Entries from a dataset -
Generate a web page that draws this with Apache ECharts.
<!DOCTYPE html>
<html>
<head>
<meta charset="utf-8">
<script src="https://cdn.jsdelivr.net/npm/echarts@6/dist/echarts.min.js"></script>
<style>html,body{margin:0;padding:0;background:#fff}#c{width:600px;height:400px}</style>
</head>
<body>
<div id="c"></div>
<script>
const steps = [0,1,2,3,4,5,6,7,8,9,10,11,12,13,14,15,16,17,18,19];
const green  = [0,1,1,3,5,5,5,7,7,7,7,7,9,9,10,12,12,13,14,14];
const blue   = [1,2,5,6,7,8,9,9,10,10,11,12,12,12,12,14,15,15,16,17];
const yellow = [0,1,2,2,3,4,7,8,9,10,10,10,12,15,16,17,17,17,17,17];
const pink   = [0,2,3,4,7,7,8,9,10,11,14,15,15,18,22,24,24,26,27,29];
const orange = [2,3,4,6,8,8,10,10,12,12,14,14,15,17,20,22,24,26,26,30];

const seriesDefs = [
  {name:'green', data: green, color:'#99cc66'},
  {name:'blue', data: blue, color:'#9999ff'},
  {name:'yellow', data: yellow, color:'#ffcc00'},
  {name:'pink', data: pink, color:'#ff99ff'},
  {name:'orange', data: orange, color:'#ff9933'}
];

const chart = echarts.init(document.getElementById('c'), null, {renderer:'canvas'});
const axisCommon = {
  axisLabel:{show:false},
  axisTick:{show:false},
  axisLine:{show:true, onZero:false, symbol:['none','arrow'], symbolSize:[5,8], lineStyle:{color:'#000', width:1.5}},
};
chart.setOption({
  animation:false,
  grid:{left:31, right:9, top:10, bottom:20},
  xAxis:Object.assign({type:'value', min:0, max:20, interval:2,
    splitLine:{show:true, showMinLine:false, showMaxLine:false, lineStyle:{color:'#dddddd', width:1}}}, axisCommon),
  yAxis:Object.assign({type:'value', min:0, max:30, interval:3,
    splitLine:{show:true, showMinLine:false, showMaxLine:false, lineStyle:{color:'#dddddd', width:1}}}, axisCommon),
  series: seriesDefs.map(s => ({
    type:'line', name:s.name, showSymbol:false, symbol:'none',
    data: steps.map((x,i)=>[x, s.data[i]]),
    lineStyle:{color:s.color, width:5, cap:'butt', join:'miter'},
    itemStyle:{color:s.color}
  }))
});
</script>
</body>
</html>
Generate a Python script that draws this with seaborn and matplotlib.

Task to complete - Write out the entries in full, exactly as given.

Finished answer -
Generate a web page that draws this with Apache ECharts.
<!DOCTYPE html>
<html>
<head>
<meta charset="utf-8">
<script src="https://cdn.jsdelivr.net/npm/echarts@6/dist/echarts.min.js"></script>
<style>html,body{margin:0;padding:0;background:#fff}#c{width:600px;height:400px}</style>
</head>
<body>
<div id="c"></div>
<script>
const steps = [0,1,2,3,4,5,6,7,8,9,10,11,12,13,14,15,16,17,18,19];
const green  = [0,1,1,3,5,5,5,7,7,7,7,7,9,9,10,12,12,13,14,14];
const blue   = [1,2,5,6,7,8,9,9,10,10,11,12,12,12,12,14,15,15,16,17];
const yellow = [0,1,2,2,3,4,7,8,9,10,10,10,12,15,16,17,17,17,17,17];
const pink   = [0,2,3,4,7,7,8,9,10,11,14,15,15,18,22,24,24,26,27,29];
const orange = [2,3,4,6,8,8,10,10,12,12,14,14,15,17,20,22,24,26,26,30];

const seriesDefs = [
  {name:'green', data: green, color:'#99cc66'},
  {name:'blue', data: blue, color:'#9999ff'},
  {name:'yellow', data: yellow, color:'#ffcc00'},
  {name:'pink', data: pink, color:'#ff99ff'},
  {name:'orange', data: orange, color:'#ff9933'}
];

const chart = echarts.init(document.getElementById('c'), null, {renderer:'canvas'});
const axisCommon = {
  axisLabel:{show:false},
  axisTick:{show:false},
  axisLine:{show:true, onZero:false, symbol:['none','arrow'], symbolSize:[5,8], lineStyle:{color:'#000', width:1.5}},
};
chart.setOption({
  animation:false,
  grid:{left:31, right:9, top:10, bottom:20},
  xAxis:Object.assign({type:'value', min:0, max:20, interval:2,
    splitLine:{show:true, showMinLine:false, showMaxLine:false, lineStyle:{color:'#dddddd', width:1}}}, axisCommon),
  yAxis:Object.assign({type:'value', min:0, max:30, interval:3,
    splitLine:{show:true, showMinLine:false, showMaxLine:false, lineStyle:{color:'#dddddd', width:1}}}, axisCommon),
  series: seriesDefs.map(s => ({
    type:'line', name:s.name, showSymbol:false, symbol:'none',
    data: steps.map((x,i)=>[x, s.data[i]]),
    lineStyle:{color:s.color, width:5, cap:'butt', join:'miter'},
    itemStyle:{color:s.color}
  }))
});
</script>
</body>
</html>
Generate a Python script that draws this with seaborn and matplotlib.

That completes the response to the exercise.